Biochar is a solid material obtained from the carbonisation of biomass. Biochar may be added to soils with the intention to improve soil functions and to reduce emissions from biomass that would otherwise naturally degrade to greenhouse gases. Biochar also has appreciable carbon sequestration value. These properties are measurable and verifiable in a characterisation scheme, or in a carbon emission offset protocol.
This 2,000 year-old practice converts agricultural waste into a soil enhancer that can hold carbon, boost food security and discourage deforestation. The process creates a fine-grained, highly porous charcoal that helps soils retain nutrients and water.
Biochar is found in soils around the world as a result of vegetation fires and historic soil management practices. Intensive study of biochar-rich dark earths in the Amazon (terra preta), has led to a wider appreciation of biochar’s unique properties as a soil enhancer.
Biochar can be an important tool to increase food security and cropland diversity in areas with severely depleted soils, scarce organic resources, and inadequate water and chemical fertilizer supplies.
Biochar also improves water quality and quantity by increasing soil retention of nutrients and agrochemicals for plant and crop utilization. More nutrients stay in the soil instead of leaching into groundwater and causing pollution.
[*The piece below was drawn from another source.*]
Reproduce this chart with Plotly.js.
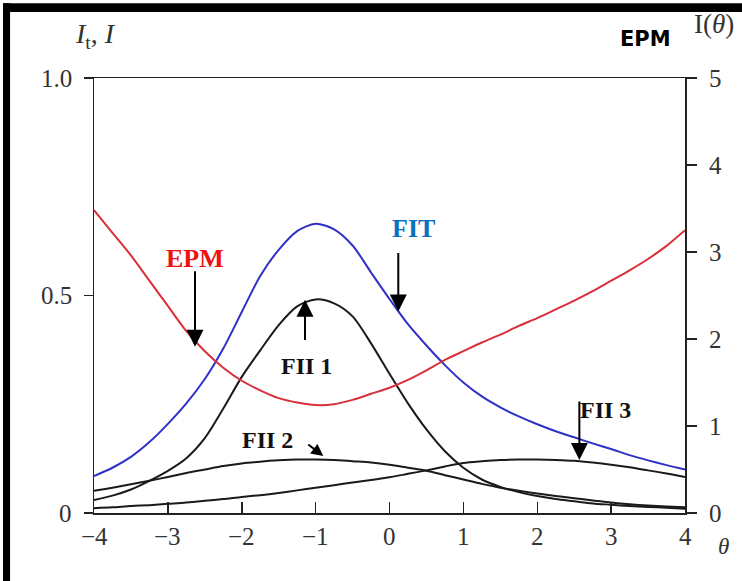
<!DOCTYPE html>
<html>
<head>
<meta charset="utf-8">
<script src="https://cdn.plot.ly/plotly-3.0.1.min.js"></script>
<style>
  html, body { margin: 0; padding: 0; background: #fff; }
  #chart { width: 742px; height: 581px; }
</style>
</head>
<body>
<div id="chart"></div>
<script>
// θ grid
const theta = [-4, -3.75, -3.5, -3.25, -3, -2.75, -2.5, -2.25, -2, -1.75, -1.5, -1.25, -1, -0.75, -0.5, -0.25,
               0, 0.25, 0.5, 0.75, 1, 1.25, 1.5, 1.75, 2, 2.25, 2.5, 2.75, 3, 3.25, 3.5, 3.75, 4];
// Test information (FIT), left axis
const fit  = [0.085, 0.104, 0.129, 0.163, 0.205, 0.252, 0.308, 0.378, 0.462, 0.545, 0.605, 0.648, 0.665, 0.652, 0.615, 0.553,
              0.492, 0.434, 0.385, 0.340, 0.300, 0.268, 0.243, 0.222, 0.204, 0.188, 0.174, 0.160, 0.147, 0.133, 0.121, 0.110, 0.100];
// Item information functions, left axis
const fii1 = [0.030, 0.040, 0.054, 0.074, 0.097, 0.126, 0.172, 0.240, 0.313, 0.374, 0.432, 0.475, 0.491, 0.482, 0.452, 0.390,
              0.320, 0.252, 0.192, 0.142, 0.104, 0.077, 0.060, 0.048, 0.039, 0.032, 0.027, 0.022, 0.019, 0.016, 0.014, 0.012, 0.010];
const fii2 = [0.051, 0.058, 0.066, 0.074, 0.083, 0.092, 0.100, 0.108, 0.114, 0.118, 0.121, 0.123, 0.123, 0.122, 0.119, 0.116,
              0.111, 0.104, 0.097, 0.087, 0.077, 0.067, 0.058, 0.051, 0.045, 0.039, 0.034, 0.029, 0.024, 0.020, 0.017, 0.015, 0.013];
const fii3 = [0.011, 0.013, 0.016, 0.018, 0.021, 0.024, 0.028, 0.032, 0.037, 0.041, 0.046, 0.052, 0.058, 0.064, 0.070, 0.076,
              0.082, 0.090, 0.098, 0.107, 0.115, 0.119, 0.122, 0.123, 0.123, 0.122, 0.120, 0.116, 0.111, 0.105, 0.098, 0.091, 0.083];
// Standard error of measurement (EPM), right axis
const epm  = [3.48, 3.22, 2.96, 2.67, 2.38, 2.09, 1.86, 1.67, 1.52, 1.41, 1.32, 1.27, 1.24, 1.25, 1.30, 1.37,
              1.44, 1.53, 1.64, 1.76, 1.86, 1.96, 2.05, 2.15, 2.24, 2.34, 2.44, 2.55, 2.67, 2.79, 2.92, 3.07, 3.25];

// tick labels
const xTicks = [-4, -3, -2, -1, 0, 1, 2, 3, 4];
const xTickText = ['\u22124', '\u22123', '\u22122', '\u22121', '0', '1', '2', '3', '4'];
const yLeftTicks = [0, 0.5, 1];
const yLeftText = ['0', '0.5', '1.0'];
const yRightTicks = [0, 1, 2, 3, 4, 5];
const yRightText = ['0', '1', '2', '3', '4', '5'];

const serif = 'Liberation Serif';
const axisColor = '#222';
const labelFont = { family: serif, size: 25, color: '#333' };

const line = (c, w) => ({ color: c, width: w, shape: 'spline', smoothing: 0.8 });

const traces = [
  { x: theta, y: fii2, mode: 'lines', line: line('#1a1a1a', 2), yaxis: 'y', hoverinfo: 'skip' },
  { x: theta, y: fii3, mode: 'lines', line: line('#1a1a1a', 2), yaxis: 'y', hoverinfo: 'skip' },
  { x: theta, y: fii1, mode: 'lines', line: line('#1a1a1a', 2), yaxis: 'y', hoverinfo: 'skip' },
  { x: theta, y: fit,  mode: 'lines', line: line('#3030c8', 2), yaxis: 'y', hoverinfo: 'skip' },
  { x: theta, y: epm,  mode: 'lines', line: line('#d8303a', 2), yaxis: 'y2', hoverinfo: 'skip' }
];

// arrow helper: tail (tx,ty) -> tip (hx,hy) in data coordinates (left axis)
function arrow(hx, hy, tx, ty, size) {
  return {
    x: hx, y: hy, ax: tx, ay: ty, xref: 'x', yref: 'y', axref: 'x', ayref: 'y',
    text: '', showarrow: true, arrowhead: 2, arrowsize: size, arrowwidth: 2, arrowcolor: '#000',
    standoff: 0, startstandoff: 0
  };
}
function label(txt, x, y, color, size) {
  return {
    x: x, y: y, xref: 'x', yref: 'y', text: '<b>' + txt + '</b>', showarrow: false,
    font: { family: serif, size: size, color: color }, xanchor: 'center', yanchor: 'middle'
  };
}

// tick labels placed at the axes' own tick values
const tickLabels = [].concat(
  xTicks.map((v, i) => ({ x: v, xref: 'x', y: 0, yref: 'paper', text: xTickText[i], showarrow: false,
    xanchor: 'center', yanchor: 'top', yshift: -8, font: labelFont })),
  yLeftTicks.map((v, i) => ({ x: 0, xref: 'paper', y: v, yref: 'y', text: yLeftText[i], showarrow: false,
    xanchor: 'right', yanchor: 'middle', xshift: -20, font: labelFont })),
  yRightTicks.map((v, i) => ({ x: 1, xref: 'paper', y: v, yref: 'y2', text: yRightText[i], showarrow: false,
    xanchor: 'left', yanchor: 'middle', xshift: 22, font: labelFont }))
);

const layout = {
  width: 742, height: 581,
  margin: { l: 94, r: 57, t: 78, b: 68 },
  paper_bgcolor: '#fff', plot_bgcolor: '#fff',
  showlegend: false,
  xaxis: {
    range: [-4, 4], tickvals: xTicks, showticklabels: false,
    ticks: 'inside', ticklen: 11, tickwidth: 1.5, tickcolor: axisColor,
    showline: true, linewidth: 1.5, linecolor: axisColor, mirror: true,
    showgrid: false, zeroline: false
  },
  yaxis: {
    range: [0, 1], tickvals: yLeftTicks, showticklabels: false,
    ticks: 'outside', ticklen: 9, tickwidth: 1.5, tickcolor: axisColor,
    showline: true, linewidth: 1.5, linecolor: axisColor,
    showgrid: false, zeroline: false
  },
  yaxis2: {
    range: [0, 5], overlaying: 'y', side: 'right', tickvals: yRightTicks, showticklabels: false,
    ticks: 'outside', ticklen: 10, tickwidth: 1.5, tickcolor: axisColor,
    showline: true, linewidth: 1.5, linecolor: axisColor,
    showgrid: false, zeroline: false
  },
  shapes: [
    // black frame (left and top edges of the figure)
    { type: 'rect', xref: 'paper', yref: 'paper', x0: -0.154, x1: -0.142, y0: -0.157, y1: 1.172,
      fillcolor: '#000', line: { width: 0 } },
    { type: 'rect', xref: 'paper', yref: 'paper', x0: -0.154, x1: 1.1, y0: 1.152, y1: 1.172,
      fillcolor: '#000', line: { width: 0 } }
  ],
  annotations: tickLabels.concat([
    // axis titles
    { xref: 'paper', yref: 'paper', x: 0.002, y: 1.097, xanchor: 'center', yanchor: 'middle',
      text: '<i>I</i><sub>t</sub>, <i>I</i>', showarrow: false,
      font: { family: serif, size: 28, color: '#333' } },
    { xref: 'paper', yref: 'paper', x: 1.012, y: 1.125, xanchor: 'left', yanchor: 'middle',
      text: 'I(<i>θ</i>)', showarrow: false,
      font: { family: serif, size: 27, color: '#333' } },
    { xref: 'paper', yref: 'paper', x: 1.065, y: -0.078, xanchor: 'center', yanchor: 'middle',
      text: '<i>θ</i>', showarrow: false,
      font: { family: serif, size: 23, color: '#333' } },
    { xref: 'paper', yref: 'paper', x: 0.934, y: 1.09, xanchor: 'center', yanchor: 'middle',
      text: '<b>EPM</b>', showarrow: false,
      font: { family: 'DejaVu Sans', size: 21, color: '#000' } },
    // curve labels
    label('EPM', -2.633, 0.585, '#ee1111', 26),
    label('FIT', 0.33, 0.655, '#0a70c0', 26),
    Object.assign(label('FII 1', -1.13, 0.338, '#111', 24), { bgcolor: '#fff' }),
    label('FII 2', -1.65, 0.167, '#111', 24),
    label('FII 3', 2.92, 0.237, '#111', 24),
    // arrows
    arrow(-2.633, 0.382, -2.633, 0.559, 1.7),
    arrow(0.119, 0.463, 0.119, 0.601, 1.7),
    arrow(-1.144, 0.490, -1.144, 0.394, 1.7),
    arrow(-0.896, 0.131, -1.12, 0.160, 1.2),
    arrow(2.57, 0.122, 2.57, 0.260, 1.7)
  ])
};

Plotly.newPlot('chart', traces, layout, { displayModeBar: false, staticPlot: true });
</script>
</body>
</html>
The carbon in biochar resists degradation and can hold carbon in soils for hundreds to thousands of years. Biochar is produced through pyrolysis or gasification — processes that heat biomass in the absence (or under reduction) of oxygen.
In addition to creating a soil enhancer, sustainable biochar practices can produce oil and gas byproducts that can be used as fuel, providing clean, renewable energy. When the biochar is buried in the ground as a soil enhancer, the system can become "carbon negative."
Biochar and bioenergy co-production can help combat global climate change by displacing fossil fuel use and by sequestering carbon in stable soil carbon pools. It may also reduce emissions of nitrous oxide.
We can use this simple, yet powerful, technology to store 2.2 gigatons of carbon annually by 2050. It’s one of the few technologies that is relatively inexpensive, widely applicable, and quickly scalable. We really can’t afford not to pursue it.